The Red Sox are going to trade for bullpen help at some point between now and the trade deadline. Dave Dombrowski has not quite completed his vision of an extremely talented on-field product with very little long-term sustainability, but he’s getting closer. Trading away prospects is what he’s always done and what he will continue to do.
There is, however, a bullpen-boosting trade out there that doesn’t involve Rafael Devers or Jackie Bradley Jr in Baltimore: old friend Brad Ziegler!
Ziegler, as you surely remember, pitched — and well! — for the Red Sox over about 30 innings in 2016. He posted a 1.52 ERA, 2.71 FIP and a career-best 16.1 percent strikeout-to-walk ratio while with Boston. He left for Miami that offseason (can’t really fault him there) and it hasn’t gone as well since. In the last two years, Ziegler’s posted 5.06 ERA, 4.22 FIP and a 6.5 strikeout-to-walk ratio.
Maybe the best news of this hypothetical trade is that it’d cost the Red Sox next to nothing. Ziegler’s a tier or two down from the top and it’s quite the buyer’s market this year — Kelvin Herrera went to Washington for their 10th- and 11th-best prospects.
A reunion would immediately bring the Red Sox something their bullpen is mightily lacking with — a ground ball guy. Ziegler’s getting grounders at a 72 percent clip, which ranks 2nd of all qualified relievers. The Red Sox best ground ball pitcher is currently Matt Barnes, who gets them at a 55 percent clip.
If you’re worried about some of his other peripherals, I don’t blame you. The amount of hard contact he’s allowing skyrocketed from 28 percent last year to nearly 42 percent. He’s already allowed a career-high six home runs this year. There are some red flags.
The good news is that of late, he’s been better. This piece on his resurgence breaks it down nicely – Ziegler’s suffered from some bad luck and worse defense. Since being taken out of the closer’s role, Ziegler has collected seven holds and allowed only two runs in 21 innings pitched.

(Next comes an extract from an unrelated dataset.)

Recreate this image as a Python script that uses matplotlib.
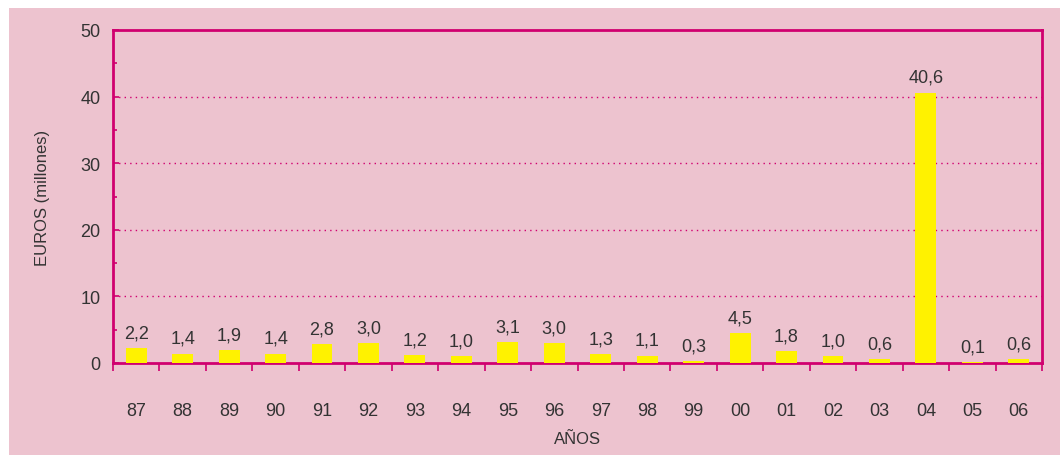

That’s great news for the Red Sox, who clearly don’t need a closer. I’d hear an argument that they don’t really need a set-up guy this season either, regardless of what my eyes and heart and last three years of evidence tell me. The back-end of the bullpen can be terrifying at times, but it’s worked so far. Brad Hand or Zach Britton would be awesome, sure, but having a not-barren farm system is awesome as well.
The team doesn’t need Ziegler to save or anchor the bullpen, unlike in Miami where he’s spent time as both the set-up guy and the closer. His stellar performance since returning to a middle-innings guy is encouraging, and the idea of the Red Sox having another strong mid-innings guy with an elite ground ball rate is a tantalizing one.